Thursday, July 10, 2014

The evolution of garment curing solutions.

We are going to take a trip back in time.  

Let's go back to the 80's when t-shirt printing began its meteoric rise to the behemoth the industry is today.  Before that time, very few people had screen printed shirts.  These shirts were printed with air-dry ink that did not have durability.  The development of the conveyor curing oven and plastisol inks changed everything.

Harco was and early leader in the new plastisol curing market.  Some of the first items were small, clever and efficient.  The Shuttle Flash was well received and handled the volume of many manual printers of that era.  However, conveyors were needed to speed things up.

Harco became the manufacturer of many brands of ovens.  The same oven was painted brown, blue and green.  It had at least 3 different logos that were printed on them.  These ovens offered unique features not found in others, such as cal-rod heaters, fan cooled temperature controls, thermocouples that read chamber temperature and variable temperature control.

All of these features are still used in current ovens.
The technology has advanced but the benefits of these basics has remained constant.

Moving into the future.

The t-shirt business morphed into a large industry that includes athletic printing, community printing and garments in every retail store in the world.  Volume is key.  The electric oven is the standard in most community printer shops and the electronics in these units has advanced into solid state controls.

Volume production has been set up around the world.  Shirts are printed in bulk in 2nd and 3rd world nations as the labor is less expensive and regulations are light.  The large production houses have added gas heated ovens to their print lines to increase volume.  Gas in many parts of the world is less expensive than electricity.

Harco never sold gas ovens in volume.  The ovens were created and sold but the majority of the company's time was spent helping community printers expand their business and understand the changing garment and ink technologies.

What happened next?

Yes, this is a history lesson.  But there is a point.  Hold on.

The TRX is now the top of the line textile dryer in the industry.  It still has all the features of the ovens from the early days but it offers much, much more.  Digital technology in a touch screen interface puts this model at the top of the game.  We could brag about this for another paragraph or so, but this is a history lesson.  So if you need more information, click here.

New industries create new challenges.

So the t-shirt printing world is ever changing.  The direct to garment printers were first introduced in the early 2000's.  We saw the first one at the ISS Long Beach show and knew that they would change the way garments are decorated.  It has taken a few years but this technology is the future.  So how has the curing of printed changed?

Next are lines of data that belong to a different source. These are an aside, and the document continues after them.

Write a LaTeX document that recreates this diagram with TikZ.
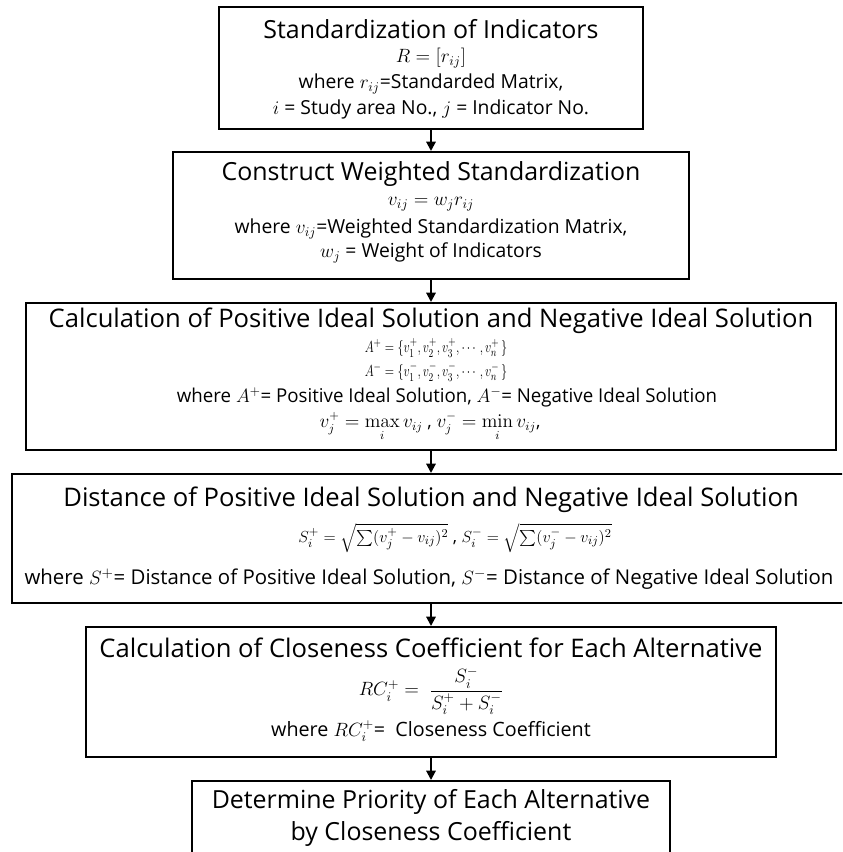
\documentclass[tikz,border=0pt]{standalone}
\usepackage{amsmath}
\usepackage[no-math]{fontspec}
\setmainfont{Open Sans}
\usetikzlibrary{arrows.meta}
\newcommand{\hsq}[2]{\scalebox{#1}[1]{#2}}
\begin{document}
\begin{tikzpicture}[x=0.75pt,y=-0.75pt,
  box/.style={draw, line width=1.5pt, inner sep=0pt},
  ttl/.style={inner sep=0pt, font=\fontsize{18.7}{21}\selectfont},
  ttlb/.style={inner sep=0pt, font=\fontsize{19.2}{21}\selectfont},
  txt/.style={inner sep=0pt, font=\fontsize{14.5}{16}\selectfont},
  arr/.style={line width=1.5pt, -{Triangle[length=7pt,width=7pt]}}]
\useasboundingbox (0,0) rectangle (842,852);
\begin{scope}
\clip (0,0) rectangle (842,852);
% boxes
\node[box, minimum width=318pt, minimum height=91.5pt] (b1) at (431,68) {};
\node[box, minimum width=387pt, minimum height=95.25pt] (b2) at (431,215.5) {};
\node[box, minimum width=607.5pt, minimum height=110.25pt] (b3) at (431,376.5) {};
\node[box, minimum width=628.5pt, minimum height=96.75pt] (b4) at (431,538.5) {};
\node[box, minimum width=517.5pt, minimum height=97.5pt] (b5) at (431,692) {};
\node[box, minimum width=358.5pt, minimum height=60pt] (b6) at (431,821) {};
% box 1
\node[ttl] (t1) at (431,29) {Standardization of Indicators};
\node[txt] (t1a) at (431,58) {$R=[r_{ij}]$};
\node[txt] (t1b) at (431,84) {where $r_{ij}$=Standarded Matrix,};
\node[txt] (t1c) at (431,109) {$i$ = Study area No., $j$ = Indicator No.};
% box 2
\node[ttl] (t2) at (431,174) {Construct Weighted Standardization};
\node[txt] (t2a) at (431,204) {$v_{ij}=w_j r_{ij}$};
\node[txt] (t2b) at (431,229) {where $v_{ij}$=Weighted Standardization Matrix,};
\node[txt] (t2c) at (431,253) {$w_j$ = Weight of Indicators};
% box 3
\node[ttlb] (t3) at (431,321) {Calculation of Positive Ideal Solution and Negative Ideal Solution};
\node[txt, font=\fontsize{12.8}{14}\selectfont] (t3a) at (436,348) {\hsq{0.76}{$A^{+}=\{v_1^{+},v_2^{+},v_3^{+},\cdots,v_n^{+}\,\}$}};
\node[txt, font=\fontsize{12.8}{14}\selectfont] (t3b) at (436,372) {\hsq{0.76}{$A^{-}=\{v_1^{-},v_2^{-},v_3^{-},\cdots,v_n^{-}\,\}$}};
\node[txt, font=\fontsize{14.3}{16}\selectfont] (t3c) at (447,397) {\hsq{0.98}{where $A^{+}$= Positive Ideal Solution, $A^{-}$= Negative Ideal Solution}};
\node[txt, font=\fontsize{13.5}{15}\selectfont] (t3d) at (430,427) {$v_j^{+}=\max\limits_i v_{ij}$ , $v_j^{-}=\min\limits_i v_{ij}$,};
% box 4
\node[ttlb] (t4) at (431,500) {Distance of Positive Ideal Solution and Negative Ideal Solution};
\node[txt, font=\fontsize{13}{15}\selectfont] (t4a) at (455,538) {$S_i^{+}=\sqrt{\sum(v_j^{+}-v_{ij})^2}$ , $S_i^{-}=\sqrt{\sum(v_j^{-}-v_{ij})^2}$};
\node[txt, font=\fontsize{15.3}{16}\selectfont] (t4b) at (429,579) {where $S^{+}$= Distance of Positive Ideal Solution, $S^{-}$= Distance of Negative Ideal Solution};
% box 5
\node[ttlb] (t5) at (431,648) {Calculation of Closeness Coefficient for Each Alternative};
\node[txt] (t5a) at (431,691) {$RC_i^{+}=\ \dfrac{S_i^{-}}{S_i^{+}+S_i^{-}}$};
\node[txt, font=\fontsize{14.8}{16}\selectfont] (t5b) at (431,731) {where $RC_i^{+}$= \ Closeness Coefficient};
% box 6
\node[ttl] (t6) at (431,802) {Determine Priority of Each Alternative};
\node[ttl] (t6a) at (431,834) {by Closeness Coefficient};
% connectors
\draw[arr] (b1.south) -- (b2.north);
\draw[arr] (b2.south) -- (b3.north);
\draw[arr] (b3.south) -- (b4.north);
\draw[arr] (b4.south) -- (b5.north);
\draw[arr] (b5.south) -- (b6.north);
\end{scope}
\end{tikzpicture}
\end{document}
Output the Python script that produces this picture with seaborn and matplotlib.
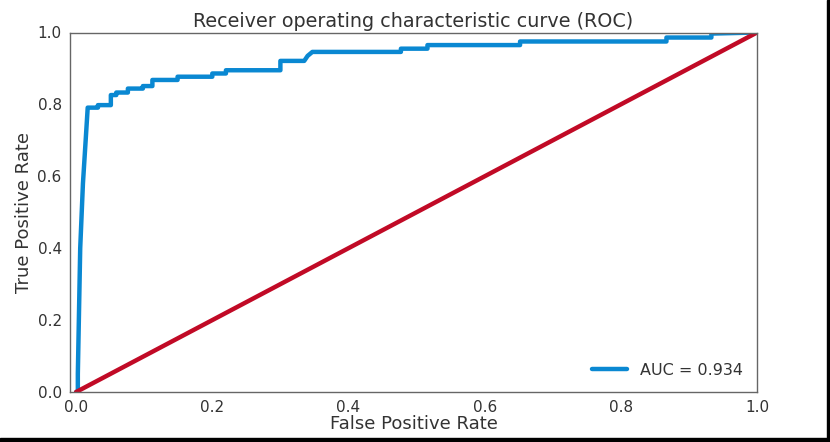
import matplotlib
matplotlib.use("Agg")
import matplotlib.pyplot as plt
from matplotlib.patches import Rectangle
import seaborn as sns
import pandas as pd

# ROC curve vertices
fpr = [0.0, 0.0025, 0.0025, 0.006, 0.010, 0.014, 0.017, 0.032, 0.032, 0.051, 0.051,
       0.059, 0.059, 0.076, 0.076, 0.098, 0.098, 0.112, 0.112, 0.149, 0.149,
       0.200, 0.200, 0.220, 0.220, 0.300, 0.300, 0.335, 0.340, 0.347, 0.477,
       0.477, 0.516, 0.516, 0.652, 0.652, 0.867, 0.867, 0.933, 0.933, 1.0]
tpr = [0.0, 0.0, 0.05, 0.40, 0.58, 0.70, 0.791, 0.791, 0.798, 0.798, 0.826,
       0.826, 0.833, 0.833, 0.844, 0.844, 0.851, 0.851, 0.868, 0.868, 0.877,
       0.877, 0.886, 0.886, 0.895, 0.895, 0.921, 0.921, 0.935, 0.946, 0.946,
       0.955, 0.955, 0.965, 0.965, 0.975, 0.975, 0.986, 0.986, 0.997, 1.0]
diag = [0.0, 1.0]
auc_label = "AUC = 0.934"
title = "Receiver operating characteristic curve (ROC)"

sns.set_style("white")
plt.rcParams['font.family'] = ['DejaVu Sans']

fig = plt.figure(figsize=(8.30, 4.42), dpi=100)
ax = fig.add_axes([70/830, 50/442, 687/830, 359.5/442])

roc = pd.DataFrame({"fpr": fpr, "tpr": tpr})
sns.lineplot(data=roc, x="fpr", y="tpr", sort=False, estimator=None,
             color="#0a88d2", linewidth=3.2, label=auc_label, ax=ax)
sns.lineplot(x=diag, y=diag, color="#c10a26", linewidth=3.2, ax=ax)

ax.set_xlim(-0.009, 1)
ax.set_ylim(0, 1)
ax.set_xticks([0, 0.2, 0.4, 0.6, 0.8, 1.0])
ax.set_yticks([0, 0.2, 0.4, 0.6, 0.8, 1.0])
ax.tick_params(axis="both", labelsize=11, colors="#333333", length=0)
ax.tick_params(axis="x", pad=6)
ax.tick_params(axis="y", pad=6)
ax.set_xlabel("False Positive Rate", fontsize=13, color="#333333", labelpad=0)
ax.set_ylabel("True Positive Rate", fontsize=13, color="#333333", labelpad=3)
ax.set_title(title, fontsize=13.8, color="#333333", pad=4)
for s in ax.spines.values():
    s.set_color("#666666")
    s.set_linewidth(1.0)

leg = ax.legend(loc="lower right", frameon=False, fontsize=11.5, handlelength=2.2)
for t in leg.get_texts():
    t.set_color("#333333")

# black border along right and bottom edges of the picture
fig.add_artist(Rectangle((0, 0), 1, 4/442, transform=fig.transFigure,
                         color="black", zorder=10))
fig.add_artist(Rectangle((827/830, 0), 3/830, 1, transform=fig.transFigure,
                         color="black", zorder=10))

fig.savefig("out.png", dpi=100)
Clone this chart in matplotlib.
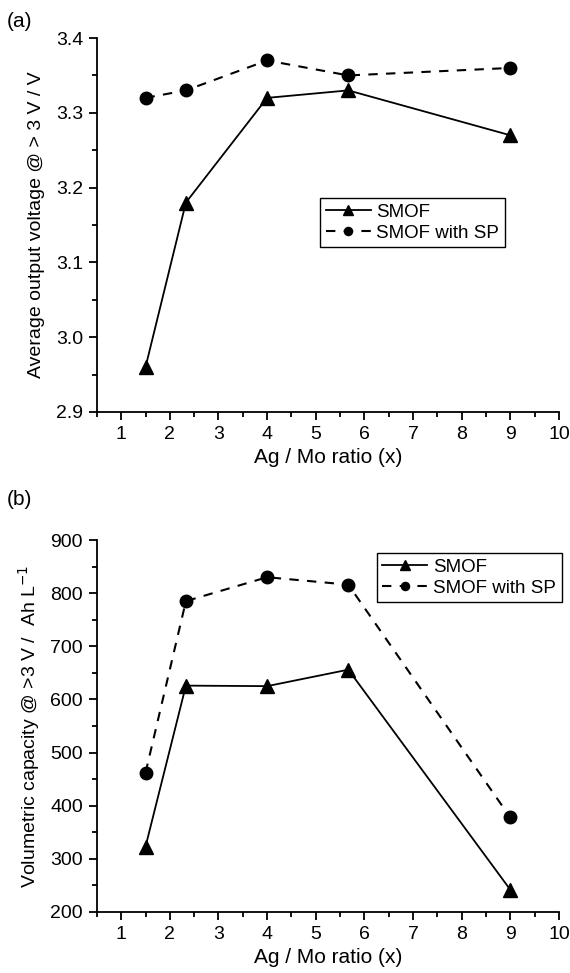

First transfer machines were used.  These garments have to be handled a lot before they can be shipped.  That problem is being resolved at an exponential rate.  The curing answer is the DragonAir series of dryers.  Again, we can tell you all about them here but it is faster if you visit the web site.

The future?

Ok, so why did you read this history lesson?  What was the point?  

The point is that this industry is ever changing.  We have engineers on staff that are constantly researching the changes in garment printing production and are creating solutions to new problems.